The activities of engineering geological, geotechnical and environmental professionals in developing countries are closely linked with social issues of housing, provision of basic services, e.g. water, and infrastructure development. Due to the ever increasing population and the very tangible influence of climate change environmental geotechnical challenges are changing into social and environmental disasters. The severe droughts over the past couple of years in parts of southern Africa are leading to the city of Cape Town, with 4 million inhabitants to become the first major city in the world to run dry (Koopman & de Buys, 2017: Maxmen, 2018). Many other regions in the country are also experiencing changes in climatic patterns with unpredictable and severe rainfall events which cause traditional water supply projects to be inadequate.

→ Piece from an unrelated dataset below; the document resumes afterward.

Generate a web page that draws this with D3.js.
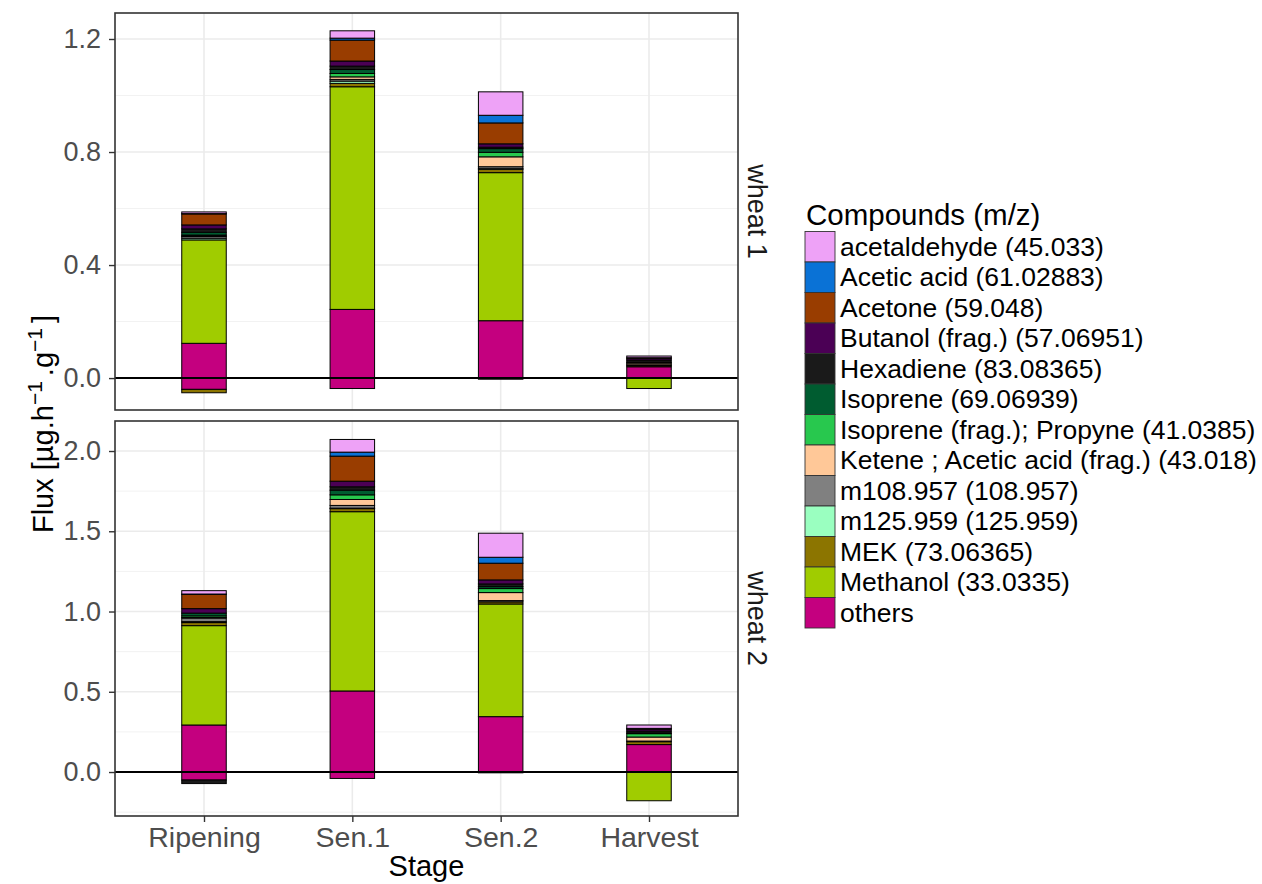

The social and economic impacts of this disaster are the very visible and tangible results, but the emergency water augmentation schemes, e.g. tapping into the large sandy aquifer of the Cape Flats and extracting water from the Table Mountain Sandstone Aquifer, will have an influence on the geotechnical properties of these materials.
Changes in weather patterns in other parts of the country may also influence the geotechnical properties of foundation materials, e.g. collapsible soils on Basement Granite and behaviour or expansive clays on the Bushveld Igneous Complex. Vadose zone processes (Dippenaar and Van Rooy, 2014), changes in water recharge and subsequent changes in groundwater levels may cause unpredictable sinkhole events in urban karst areas. Current knowledge on most environmental geotechnical problems in South Africa is based on historic data and relatively stable recent environmental conditions. The incredibly long exposure of post-Gondwana breakup continents, e.g. Africa, South America, India, Australasia, to the effects of climate change (Partridge and Maud, 1987) and evidence still imprinted on the geomorphology, soils and rocks may warrant further investigation and research to unravel the influence of climate change on the geotechnical properties of these materials. Africa as the Cradle of Humankind should maybe lead us to the Cradle of Environmental Geotechnics. Current knowledge on the use of natural materials and influences of problem soils and engineering solutions abound in local literature (e.g. Brink, 1979 – 1985; Huisamen and Van Rooy, 2012; Brink and Van Rooy, 2015; Oosthuizen and Van Rooy, 2015; Oyelami and Van Rooy, 2016; Williams et al, 1985). Changes in the environment will lead to changes in behaviour of soils and rock masses and this is really what Environmental Geotechnics is all about. In the developing countries such as South Africa we may not be at the forefront of research, but we have enthusiastic and dedicated professionals in geology, environmental science and geotechnics, but these professions are looked upon by society and government to contribute to the mitigation of environmental disasters facing us.
Environmental Geotechnics serves as an ideal avenue to communicate research findings and case histories and will hopefully contribute to the solution of many of the problems facing the developing world.
The examples above emphasize the role of geotechnical engineering
In this issue the contribution of the geotechnical profession in mitigating negative environmental influences of anthropogenic wastes, but also finding new and safe uses of waste products is highlighted with three of the four papers presenting results on the isolation, use and evaluation of anthropogenic materials. Valter et al (2018) modelled the resaturation time of a granular bentonite mixture barrier between radioactive waste and the host rock at the planned repository in Switzerland. Correlation of remoulded shear strength of highly organic soils, such as municipal sludge, with fall-cone test results are proposed by O’Kelly (2018) and the use of MIBA as a road construction material with specific reference to its leaching behaviour when bound in cement and bitumen are discussed by Lynn et. al. (2018).
Interaction between the atmosphere and natural materials is the topic of the fourth paper. Due to the geological setting of Shangai, China and the prevailing weather systems lighting causes serious damage and mitigation via lightning protection and grounding methods are important. Laboratory investigation on the effect of water and salinity in soils when struck by lightning is reported on by Rao, et.al. (2018).
Our living space is threatened by, not only climatological and geological hazards, but also human induced (anthropogenic) hazards, including the generation of waste. Evaluation of constructed barriers between hazardous waste and the environment are necessary to keep our living space safe. The appropriate re-use of inert waste materials also reduces the magnitude of the “waste problem” to some extent. Environmental geotechnics plays an important part in the abovementioned issues. It is however important to always be sensitive towards the influence of atmospheric and geological processes and materials when seeking long-term engineering solutions to some of the problems addressed in this issue.